Fortunately, New South Wales did give him an extended opportunity towards the end of last season at Shield level.

And hopefully, the rewards will come within the upcoming 50-Over Cup if selected.

Like Pope, Fallins needs a full season of state & Big Bash level before he can play International Cricket.

What can Australia do to improve their production of spinners after the World Cup?

I know the four players I mentioned earlier like Head, Maxwell, etc. has excellent talent as spinning all-rounders.

And they would be a useful contribution to both bat and ball.

But it’s best to look towards the future and nurture the spinners wisely.

There’s plenty of cash invested in helping out the next generation for many years.

Only one frontline spinner in Zampa came through and nothing else in the last three to four years.

Cricket Australia need to give more than just Adam Zampa a chance.

Don’t be afraid to give youth a first-hand experience and learn from the experienced players.

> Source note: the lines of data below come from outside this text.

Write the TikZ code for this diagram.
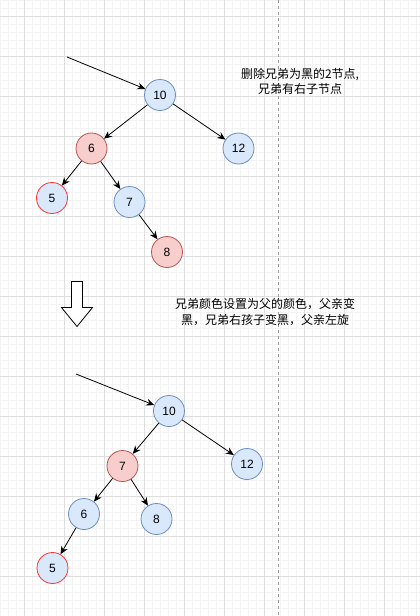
\documentclass[tikz,border=0pt]{standalone}
\usepackage{fontspec}
\setmainfont{Liberation Sans}
\newfontfamily\cjk{Noto Sans CJK SC}
\usepackage{xcolor}
\usetikzlibrary{shapes, positioning, arrows.meta}

\definecolor{blueFill}{HTML}{DAE8FC}
\definecolor{blueLine}{HTML}{6C8EBF}
\definecolor{redFill}{HTML}{F8CECC}
\definecolor{redLine}{HTML}{B85450}
\definecolor{brightRed}{HTML}{FF3333}
\definecolor{minorGrid}{HTML}{F3F3F3}
\definecolor{majorGrid}{HTML}{DEDEDE}

\tikzset{
    rbnode/.style={circle, minimum size=31pt, inner sep=0pt, line width=0.8pt,
        font=\fontsize{12}{14}\selectfont},
    blacknode/.style={rbnode, fill=blueFill, draw=blueLine},
    rednode/.style={rbnode, fill=redFill, draw=redLine},
    delnode/.style={rbnode, fill=blueFill, draw=brightRed},
    note/.style={align=center, font=\cjk\fontsize{12}{15.5}\selectfont},
    >={Stealth[length=8pt, width=7pt]}
}

\begin{document}
\begin{tikzpicture}[x=1pt, y=-1pt, line width=0.8pt]
        \useasboundingbox (0, 0) rectangle (420, 616);
        \fill[white] (0, 0) rectangle (420, 616);
        % background grid
        \foreach \gx in {0, 8, ..., 420} \draw[minorGrid, line width=0.5pt] (\gx, 0) -- (\gx, 616);
        \foreach \gy in {0, 8, ..., 616} \draw[minorGrid, line width=0.5pt] (0, \gy) -- (420, \gy);
        \foreach \gx in {24, 64, ..., 420} \draw[majorGrid, line width=0.6pt] (\gx, 0) -- (\gx, 616);
        \foreach \gy in {16, 56, ..., 616} \draw[majorGrid, line width=0.6pt] (0, \gy) -- (420, \gy);
        \draw[gray!80, dashed, line width=0.6pt] (278.5, 0) -- (278.5, 616);

        % before
        \coordinate (in1) at (67, 57);
        \node[blacknode] (t10) at (160, 95) {10};
        \node[rednode] (t6) at (91.5, 148.5) {6};
        \node[blacknode] (t12) at (238.5, 148.5) {12};
        \node[delnode] (t5) at (52, 198) {5};
        \node[blacknode] (t7) at (129.5, 202) {7};
        \node[rednode] (t8) at (167, 252) {8};

        \draw[->] (in1) to (t10);
        \draw[->] (t10) to (t6);
        \draw[->] (t10) to (t12);
        \draw[->] (t6) to (t5);
        \draw[->] (t6) to (t7);
        \draw[->] (t7) to (t8);

        \node[note] (txt1) at (300, 81.5) {删除兄弟为黑的2节点,\\兄弟有右子节点};

        % rotate step
        \draw[fill=white] (71.5, 281.5) -- (82.5, 281.5) -- (82.5, 307.5) -- (92.5, 307.5)
            -- (77, 326.5) -- (61.5, 307.5) -- (71.5, 307.5) -- cycle;
        \node[note] (txt2) at (265, 312) {兄弟颜色设置为父的颜色，父亲变\\黑，兄弟右孩子变黑，父亲左旋};

        % after
        \coordinate (in2) at (76, 374);
        \node[blacknode] (b10) at (169, 411) {10};
        \node[rednode] (b7) at (122.5, 466) {7};
        \node[blacknode] (b12) at (247, 464) {12};
        \node[blacknode] (b6) at (84, 514) {6};
        \node[blacknode] (b8) at (156.5, 519) {8};
        \node[delnode] (b5) at (52.5, 568) {5};

        \draw[->] (in2) to (b10);
        \draw[->] (b10) to (b7);
        \draw[->] (b10) to (b12);
        \draw[->] (b7) to (b6);
        \draw[->] (b7) to (b8);
        \draw[->] (b6) to (b5);
    \end{tikzpicture}
\end{document}
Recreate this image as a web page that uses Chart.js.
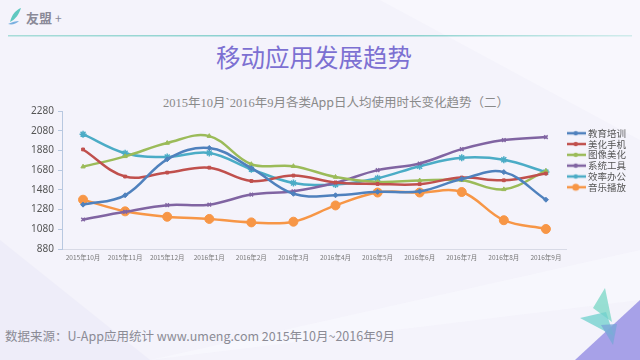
<!DOCTYPE html>
<html><head><meta charset="utf-8">
<script src="https://cdn.jsdelivr.net/npm/chart.js@4"></script>
<style>
html,body{margin:0;padding:0;width:640px;height:360px;overflow:hidden;background:#f4f3fb;font-family:"Noto Sans CJK SC","Noto Sans",sans-serif;}
#bg{position:absolute;left:0;top:0;}
#wrap{position:absolute;left:0;top:101px;width:640px;height:166px;}
.t{position:absolute;white-space:nowrap;}
</style></head><body>
<svg id="bg" width="640" height="360">
<defs>
<linearGradient id="hl" x1="0" x2="1" y1="0" y2="0">
<stop offset="0" stop-color="#9fdad5" stop-opacity="0.9"/>
<stop offset="0.32" stop-color="#8fd3d0"/>
<stop offset="0.5" stop-color="#7fc4d8"/>
<stop offset="0.66" stop-color="#8fd3d0"/>
<stop offset="1" stop-color="#b6e4e0" stop-opacity="0.6"/>
</linearGradient>
</defs>
<polygon points="0,240 0,360 150,360" fill="#eeedf9"/>
<polygon points="380,0 640,0 640,140" fill="#f8f7fd"/>
<polygon points="150,360 640,300 640,250" fill="#f8f8fd" opacity="0.7"/>
<rect x="8" y="35" width="624" height="1.5" fill="url(#hl)"/>
<polygon points="575,360 640,300 640,360" fill="#a7a1e8"/>
<polygon points="593,308 605,288 612,322" fill="#7fd8c8" opacity="0.8"/>
<polygon points="580,318 606,312 614,336" fill="#6fd0cc" opacity="0.75"/>
<polygon points="601,325 617,324 613,345" fill="#7aa6d8" opacity="0.8"/>
<path d="M10,22 C12,14 16,10 21,8 C19,14 16,19 10,22 Z" fill="#5fc8c0"/>
<path d="M8,24 C12,22 16,21 19,21 C16,24 12,25 8,24 Z" fill="#7ab0e0"/>
</svg>
<div class="t" style="left:26px;top:8px;font-size:13px;font-weight:bold;color:#8a8a98;">友盟<span style="font-weight:normal;font-size:12px;margin-left:3px;">+</span></div>
<div class="t" style="left:0;width:628px;text-align:center;top:41px;font-size:24.5px;color:#7c70d2;line-height:32px;">移动应用发展趋势</div>
<div class="t" style="left:0;width:672px;text-align:center;top:93px;font-size:12.5px;color:#8a8a8a;font-family:'Liberation Serif','Noto Sans CJK SC',serif;line-height:18px;">2015年10月`2016年9月各类<span style="font-family:'Noto Sans CJK SC'">App</span>日人均使用时长变化趋势（二）</div>
<div class="t" style="left:5px;top:327px;font-size:12.5px;color:#8b8b95;line-height:18px;">数据来源：U-App应用统计 www.umeng.com 2015年10月~2016年9月</div>
<div id="wrap"><canvas id="c" width="640" height="166"></canvas></div>
<script>
const categories = ['2015年10月','2015年11月','2015年12月','2016年1月','2016年2月','2016年3月','2016年4月','2016年5月','2016年6月','2016年7月','2016年8月','2016年9月'];
const seriesNames = ['教育培训','美化手机','图像美化','系统工具','效率办公','音乐播放'];
const eduValues    = [1330,1425,1790,1905,1700,1440,1425,1460,1465,1590,1660,1380];
const beautyPhone  = [1890,1615,1655,1705,1570,1625,1555,1540,1538,1605,1577,1645];
const imageBeauty  = [1715,1820,1955,2025,1740,1720,1610,1560,1575,1577,1485,1672];
const systemTools  = [1180,1257,1325,1330,1432,1465,1552,1680,1748,1893,1985,2015];
const officeValues = [2045,1852,1814,1855,1690,1550,1535,1598,1720,1805,1785,1660];
const musicValues  = [1380,1262,1207,1185,1150,1157,1322,1453,1453,1458,1172,1083];
const yTicks = [880,1080,1280,1480,1680,1880,2080,2280];

const colors = ['#4f81bd','#c0504d','#9bbb59','#8064a2','#4bacc6','#f79646'];
const styles = ['rectRot','rect','triangle','crossRot','star','circle'];
const radii = [2.5,2,2.5,2.5,3.5,4.5];
const values = [eduValues,beautyPhone,imageBeauty,systemTools,officeValues,musicValues];

function legendIcon(i){
  const cv=document.createElement('canvas'); cv.width=20; cv.height=10;
  const x=cv.getContext('2d');
  x.strokeStyle=colors[i]; x.lineWidth=2.5; x.beginPath(); x.moveTo(0,5); x.lineTo(20,5); x.stroke();
  x.fillStyle=colors[i]; x.beginPath(); x.arc(10,5,i===5?3.5:2.2,0,Math.PI*2); x.fill();
  return cv;
}
const icons = seriesNames.map((_,i)=>legendIcon(i));

const datasets = seriesNames.map((n,i)=>({
  label:n, data:values[i], borderColor:colors[i], backgroundColor:colors[i],
  borderWidth:2.5, tension:0.38, pointStyle:styles[i], pointRadius:radii[i],
  pointBorderWidth: styles[i]==='star'||styles[i]==='crossRot'?1.5:1, fill:false
}));

new Chart(document.getElementById('c'),{
  type:'line',
  data:{labels:categories,datasets},
  options:{
    responsive:false, animation:false,
    layout:{padding:{left:0,right:4,top:9,bottom:0}},
    plugins:{
      tooltip:{enabled:false},
      legend:{
        position:'right', align:'start', fullSize:false,
        title:{display:true,text:'',padding:{top:15,bottom:0},font:{size:1}},
        labels:{
          font:{family:'"Noto Sans CJK SC"',size:9.5,lineHeight:1.0},
          color:'#555', padding:1.3, usePointStyle:true, pointStyleWidth:15, boxHeight:9,
          generateLabels:(chart)=>chart.data.datasets.map((d,i)=>({
            text:d.label, pointStyle:icons[i], fillStyle:colors[i], strokeStyle:colors[i],
            lineWidth:0, hidden:false, datasetIndex:i, fontColor:'#555'
          }))
        }
      }
    },
    scales:{
      x:{
        offset:true,
        grid:{display:false, drawTicks:false},
        border:{display:true,color:'#d8dae6',width:1},
        ticks:{font:{family:'"Noto Sans CJK SC"',size:6.5},color:'#777',maxRotation:0,autoSkip:false,padding:5},
        afterFit:(s)=>{s.height=18;}
      },
      y:{
        min:880,max:2280,
        afterBuildTicks:(s)=>{s.ticks=yTicks.map(v=>({value:v}));},
        grid:{drawOnChartArea:false,drawTicks:true,tickLength:4,color:'#b8c8e0'},
        border:{display:true,color:'#b8c8e0',width:1},
        ticks:{font:{family:'"Noto Sans"',size:10},color:'#555',padding:4,callback:(v)=>String(v)},
        afterFit:(s)=>{s.width=62;}
      }
    }
  }
});
</script>
</body></html>
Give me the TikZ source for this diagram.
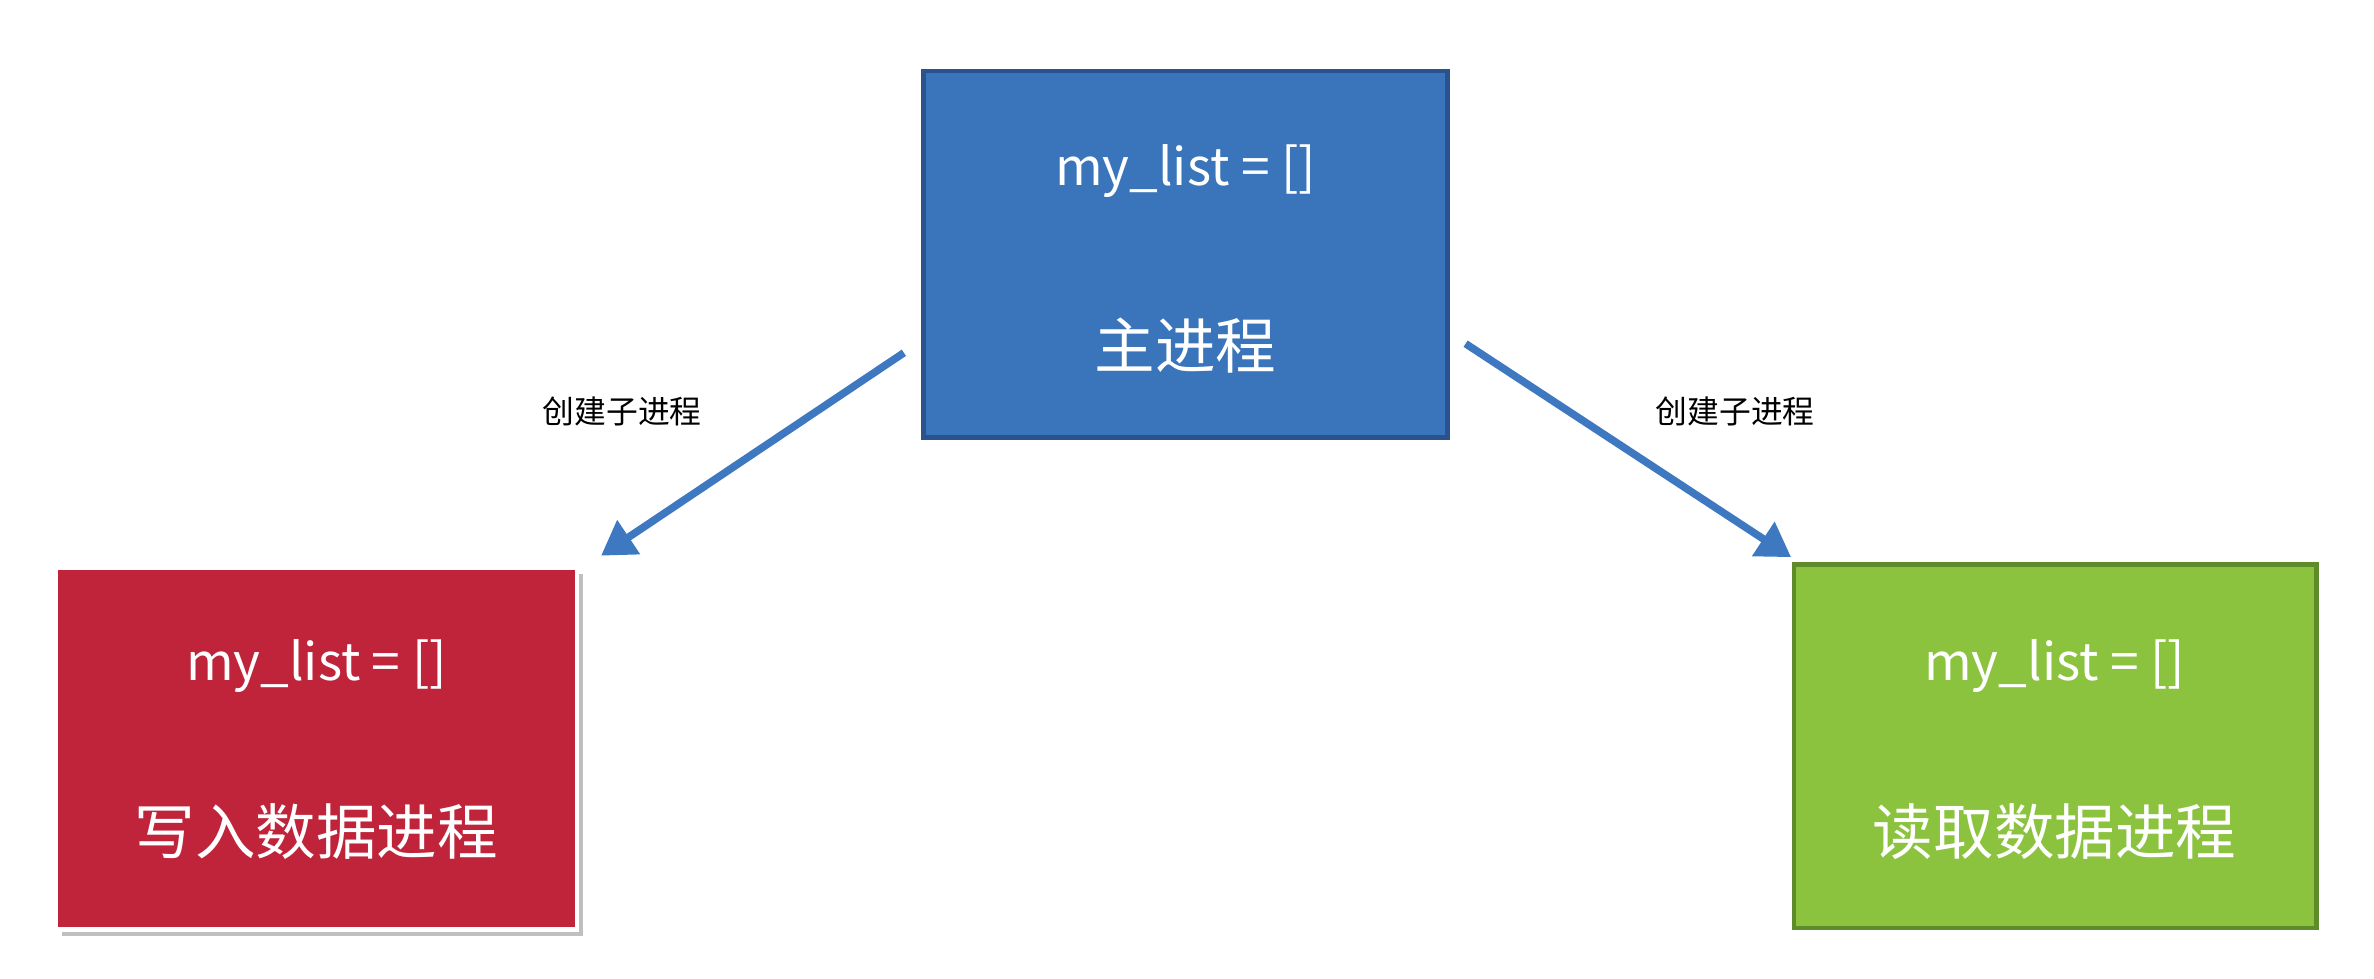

Mistakes can go over the place, and it does represent an issue.

But it’s part of the learning experience and will benefit within the senior squad in the long-run.

Apart from that, the spinning options highlighted right now are massive.

Lloyd Pope and Daniel Fallins may not be ready just yet.

Either keep and nurture both Adam Zampa and Mitchell Swepson for an extended period in the ODI squad.

Or if they feel need a bit more experience, then Fawad Ahmed is an option.

As long as he plays well in the 50-Over Cup for Victoria, it’s still possible.

Either way, once Warner & Smith comes back, Australia will be ready with so much talent involved for the World Cup.

It’s one of the priorites Australia always wanted in their hands.

Justin Langer would love to guide his troops & bring the trophy back home plus the Ashes by late 2019.